Duele decirlo, en especial por parte de quienes siempre hemos admirado, respetado y querido a nuestro Ejército Nacional, que -desde la Independencia en adelante-, con entrega, abnegación, dedicación y sacrificio, ha hecho uso legítimo de las armas de la República. Duele, entristece e indigna, porque la función constitucional de la Fuerza Pública es exactamente la contraria, y porque lo narrado por los exmilitares comparecientes -entregando, a los familiares de las víctimas y a la administración de justicia, parte de la verdad- expone al Estado colombiano como autor, a lo largo de varios años, de uno de los peores y más graves crímenes contra la humanidad.
“Las autoridades de la República están instituidas para proteger a todas las personas residentes en Colombia, en su vida, honra, bienes, creencias, y demás derechos y libertades, y para asegurar el cumplimiento de los deberes sociales del Estado y de los particulares”, declara el artículo 2 de la Constitución, en cuya vigencia ocurrieron tan vergonzosos hechos. A lo cual agrega, de manera específica, el artículo 216 de la Carta Política: “Las Fuerzas Militares tendrán como finalidad primordial la defensa de la soberanía, la independencia, la integridad del territorio nacional y del orden constitucional”.
El respeto a la dignidad de la persona humana y la salvaguarda de sus derechos esenciales configuran los primeros e insustituibles fundamentos del Estado, del sistema político, de la democracia y del ordenamiento jurídico colombiano. Es incomprensible que integrantes de nuestras tropas, que han debido estar siempre a la altura de su dignidad, al servicio de la Patria y de sus instituciones, hayan preferido -como lo escuchamos, horrorizados, en estos días- aliarse con organizaciones delictivas paramilitares, para asesinar a inocentes -luego presentados públicamente como delincuentes caídos en combate-, todo con el pequeño y ruin objetivo de mostrar resultados en la lucha contra las organizaciones guerrilleras.

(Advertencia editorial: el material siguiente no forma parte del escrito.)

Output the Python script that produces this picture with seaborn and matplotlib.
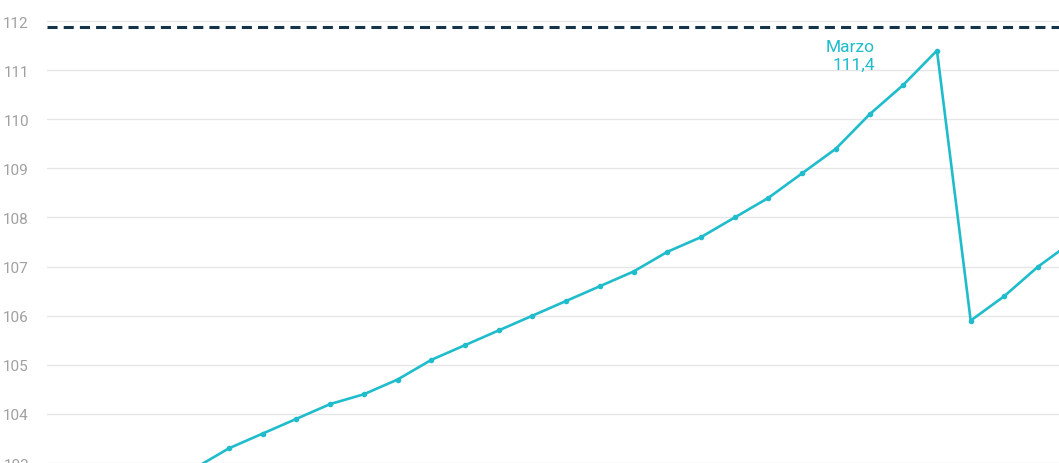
import numpy as np
import pandas as pd
import matplotlib
matplotlib.use("Agg")
import matplotlib.pyplot as plt
import seaborn as sns

meses = ["Mayo", "Junio", "Julio", "Agosto", "Septiembre", "Octubre", "Noviembre",
         "Diciembre", "Enero", "Febrero", "Marzo", "Abril",
         "Mayo", "Junio", "Julio", "Agosto", "Septiembre", "Octubre", "Noviembre",
         "Diciembre", "Enero", "Febrero", "Marzo", "Abril",
         "Mayo", "Junio", "Julio"]
valores = [102.9, 103.3, 103.6, 103.9, 104.2, 104.4, 104.7, 105.1, 105.4, 105.7,
           106.0, 106.3, 106.6, 106.9, 107.3, 107.6, 108.0, 108.4, 108.9, 109.4,
           110.1, 110.7, 111.4, 105.9, 106.4, 107.0, 107.5]
referencia = 111.88
y_ticks = [103, 104, 105, 106, 107, 108, 109, 110, 111, 112]

teal = "#1fbccc"
navy = "#15344a"

sns.set_style("white")
plt.rcParams["font.family"] = ["Roboto", "DejaVu Sans"]

df = pd.DataFrame({"pos": np.arange(len(valores)), "mes": meses, "valor": valores})

fig = plt.figure(figsize=(10.59, 4.64), dpi=100)
ax = fig.add_axes([47 / 1059, 0, 1 - 47 / 1059, 1])

sns.lineplot(data=df, x="pos", y="valor", ax=ax, color=teal, linewidth=1.9,
             marker="o", markersize=4, markeredgewidth=0, zorder=3)
ax.axhline(referencia, color=navy, linewidth=2.2, linestyle=(0, (3.3, 2)), zorder=2)

# etiqueta del máximo
pico = int(np.argmax(valores))
ax.annotate(f"{df['mes'][pico]}\n{str(valores[pico]).replace('.', ',')}",
            xy=(pico, valores[pico]), xytext=(-62, -5), textcoords="offset pixels",
            ha="right", va="center", color=teal, fontsize=12.5, linespacing=1.25)

ax.set_xlim(-4.40, 25.62)
ax.set_ylim(103.0, 112.45)
ax.set_yticks(y_ticks)
ax.set_xticks([])
ax.yaxis.grid(True, color="#e6e6e6", linewidth=1)
ax.tick_params(axis="y", length=0, pad=13, labelcolor="#a0a0a0", labelsize=11)
ax.set_xlabel("")
ax.set_ylabel("")
for s in ax.spines.values():
    s.set_visible(False)

fig.savefig("out.png", dpi=100)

Con lo cual, entonces -y por si lo hecho hubiese sido poco- se engañaba y se mentía a todos los colombianos.
Los comparecientes han mostrado arrepentimiento y pedido perdón a las víctimas. Ahora, deben seguir adelante los procesos que lleva la Jurisdicción de Paz. Sus magistrados y colaboradores deben ser protegidos -porque están amenazados-; que se haga justicia, que se sepa toda la verdad, que se repare a las familias de las víctimas, que se reivindique la inocencia de las personas asesinadas, y que haya garantía de no repetición.
En tal sentido se han pronunciado los magistrados de la JEP, y también lo han hecho el presidente de la República y los ministros de Defensa y Justicia. Y que confiesen y respondan todos aquellos que deben responder, incluidos los determinadores.